▶ _The exercise_: Without the pictures, extract every line from the start of the material to the line containing "return 1 - py / H", both ends included.
** Start Given information **
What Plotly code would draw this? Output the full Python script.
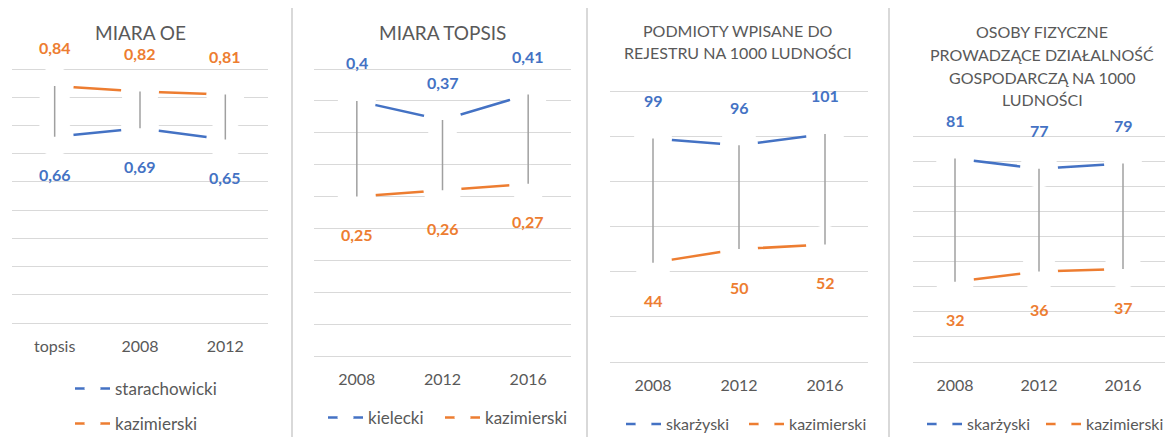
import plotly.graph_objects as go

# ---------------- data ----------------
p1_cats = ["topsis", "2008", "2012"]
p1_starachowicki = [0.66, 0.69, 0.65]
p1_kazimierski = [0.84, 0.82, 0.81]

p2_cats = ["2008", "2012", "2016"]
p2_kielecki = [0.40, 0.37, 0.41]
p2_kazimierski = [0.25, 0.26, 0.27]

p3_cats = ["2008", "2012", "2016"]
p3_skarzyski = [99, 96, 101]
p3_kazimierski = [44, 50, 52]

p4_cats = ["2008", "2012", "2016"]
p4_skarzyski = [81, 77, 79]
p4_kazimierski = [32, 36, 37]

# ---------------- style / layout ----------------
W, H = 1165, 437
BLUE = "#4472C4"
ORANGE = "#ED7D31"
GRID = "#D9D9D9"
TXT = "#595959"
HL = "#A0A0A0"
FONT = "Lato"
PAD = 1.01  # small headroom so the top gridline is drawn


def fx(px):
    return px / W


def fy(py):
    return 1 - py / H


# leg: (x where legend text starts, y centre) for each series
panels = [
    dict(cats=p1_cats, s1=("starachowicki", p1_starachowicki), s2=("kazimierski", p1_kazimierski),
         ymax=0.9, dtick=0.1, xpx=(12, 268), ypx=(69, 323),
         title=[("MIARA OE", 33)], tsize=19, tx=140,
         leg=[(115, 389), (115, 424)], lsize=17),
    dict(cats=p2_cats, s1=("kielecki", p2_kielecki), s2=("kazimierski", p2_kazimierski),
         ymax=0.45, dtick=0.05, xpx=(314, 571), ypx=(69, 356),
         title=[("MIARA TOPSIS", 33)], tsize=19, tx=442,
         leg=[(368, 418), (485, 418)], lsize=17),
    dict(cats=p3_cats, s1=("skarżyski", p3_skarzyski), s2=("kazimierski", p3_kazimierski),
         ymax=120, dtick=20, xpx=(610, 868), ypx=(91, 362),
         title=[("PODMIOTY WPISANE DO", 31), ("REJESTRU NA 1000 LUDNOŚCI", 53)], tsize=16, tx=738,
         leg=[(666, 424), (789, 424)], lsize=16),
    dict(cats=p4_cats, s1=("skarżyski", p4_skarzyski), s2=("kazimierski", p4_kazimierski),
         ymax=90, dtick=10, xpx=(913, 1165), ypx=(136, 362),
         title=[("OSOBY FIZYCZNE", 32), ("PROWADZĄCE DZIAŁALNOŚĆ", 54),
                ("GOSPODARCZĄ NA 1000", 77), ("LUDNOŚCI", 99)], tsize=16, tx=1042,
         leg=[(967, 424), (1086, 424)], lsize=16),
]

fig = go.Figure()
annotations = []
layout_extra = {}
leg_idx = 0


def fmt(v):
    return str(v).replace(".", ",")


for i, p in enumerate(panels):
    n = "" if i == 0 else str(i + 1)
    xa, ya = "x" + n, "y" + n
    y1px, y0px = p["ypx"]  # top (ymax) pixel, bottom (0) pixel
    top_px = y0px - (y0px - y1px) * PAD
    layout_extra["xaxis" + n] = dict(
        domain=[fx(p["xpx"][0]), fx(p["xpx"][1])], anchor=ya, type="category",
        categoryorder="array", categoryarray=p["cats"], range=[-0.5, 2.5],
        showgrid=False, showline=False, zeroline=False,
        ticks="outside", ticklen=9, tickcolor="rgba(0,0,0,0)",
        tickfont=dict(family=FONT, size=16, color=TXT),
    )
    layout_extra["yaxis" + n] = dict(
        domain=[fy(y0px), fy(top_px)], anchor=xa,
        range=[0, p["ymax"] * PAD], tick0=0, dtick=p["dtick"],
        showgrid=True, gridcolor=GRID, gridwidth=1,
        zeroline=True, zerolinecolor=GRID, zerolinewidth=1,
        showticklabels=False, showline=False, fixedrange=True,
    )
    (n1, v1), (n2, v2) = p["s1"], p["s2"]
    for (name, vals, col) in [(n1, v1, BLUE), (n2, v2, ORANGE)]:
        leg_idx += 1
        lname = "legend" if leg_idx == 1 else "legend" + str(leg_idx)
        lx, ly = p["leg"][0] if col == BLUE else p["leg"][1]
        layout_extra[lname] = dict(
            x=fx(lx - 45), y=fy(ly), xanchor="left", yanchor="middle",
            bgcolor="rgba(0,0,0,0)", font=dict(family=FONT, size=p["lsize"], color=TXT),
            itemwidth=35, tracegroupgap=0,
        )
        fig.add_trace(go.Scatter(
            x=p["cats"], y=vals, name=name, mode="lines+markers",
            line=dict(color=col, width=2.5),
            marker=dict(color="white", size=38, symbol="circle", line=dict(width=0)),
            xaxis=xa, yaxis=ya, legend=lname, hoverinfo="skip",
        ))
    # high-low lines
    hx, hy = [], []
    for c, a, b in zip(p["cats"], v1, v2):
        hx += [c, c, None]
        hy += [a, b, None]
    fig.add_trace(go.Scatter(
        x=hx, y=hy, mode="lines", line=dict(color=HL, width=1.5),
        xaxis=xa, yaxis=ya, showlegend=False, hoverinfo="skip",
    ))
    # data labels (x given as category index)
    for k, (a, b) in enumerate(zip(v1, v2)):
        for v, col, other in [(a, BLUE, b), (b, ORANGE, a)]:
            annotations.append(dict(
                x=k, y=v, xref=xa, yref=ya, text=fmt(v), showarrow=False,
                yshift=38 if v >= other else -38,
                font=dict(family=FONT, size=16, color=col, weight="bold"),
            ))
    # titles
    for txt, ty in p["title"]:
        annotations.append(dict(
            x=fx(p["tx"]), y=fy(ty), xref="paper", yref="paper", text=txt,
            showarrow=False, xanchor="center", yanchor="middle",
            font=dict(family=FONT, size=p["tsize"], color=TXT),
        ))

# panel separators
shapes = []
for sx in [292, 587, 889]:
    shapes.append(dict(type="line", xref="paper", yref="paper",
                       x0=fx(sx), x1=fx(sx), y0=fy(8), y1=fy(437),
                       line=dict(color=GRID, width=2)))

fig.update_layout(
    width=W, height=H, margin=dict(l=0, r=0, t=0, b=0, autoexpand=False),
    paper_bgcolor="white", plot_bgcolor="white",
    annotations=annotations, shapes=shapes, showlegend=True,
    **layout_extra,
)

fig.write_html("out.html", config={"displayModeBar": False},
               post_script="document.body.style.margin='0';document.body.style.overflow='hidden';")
** End Given information **
▶ _Full response_:
What Plotly code would draw this? Output the full Python script.
import plotly.graph_objects as go

# ---------------- data ----------------
p1_cats = ["topsis", "2008", "2012"]
p1_starachowicki = [0.66, 0.69, 0.65]
p1_kazimierski = [0.84, 0.82, 0.81]

p2_cats = ["2008", "2012", "2016"]
p2_kielecki = [0.40, 0.37, 0.41]
p2_kazimierski = [0.25, 0.26, 0.27]

p3_cats = ["2008", "2012", "2016"]
p3_skarzyski = [99, 96, 101]
p3_kazimierski = [44, 50, 52]

p4_cats = ["2008", "2012", "2016"]
p4_skarzyski = [81, 77, 79]
p4_kazimierski = [32, 36, 37]

# ---------------- style / layout ----------------
W, H = 1165, 437
BLUE = "#4472C4"
ORANGE = "#ED7D31"
GRID = "#D9D9D9"
TXT = "#595959"
HL = "#A0A0A0"
FONT = "Lato"
PAD = 1.01  # small headroom so the top gridline is drawn


def fx(px):
    return px / W


def fy(py):
    return 1 - py / H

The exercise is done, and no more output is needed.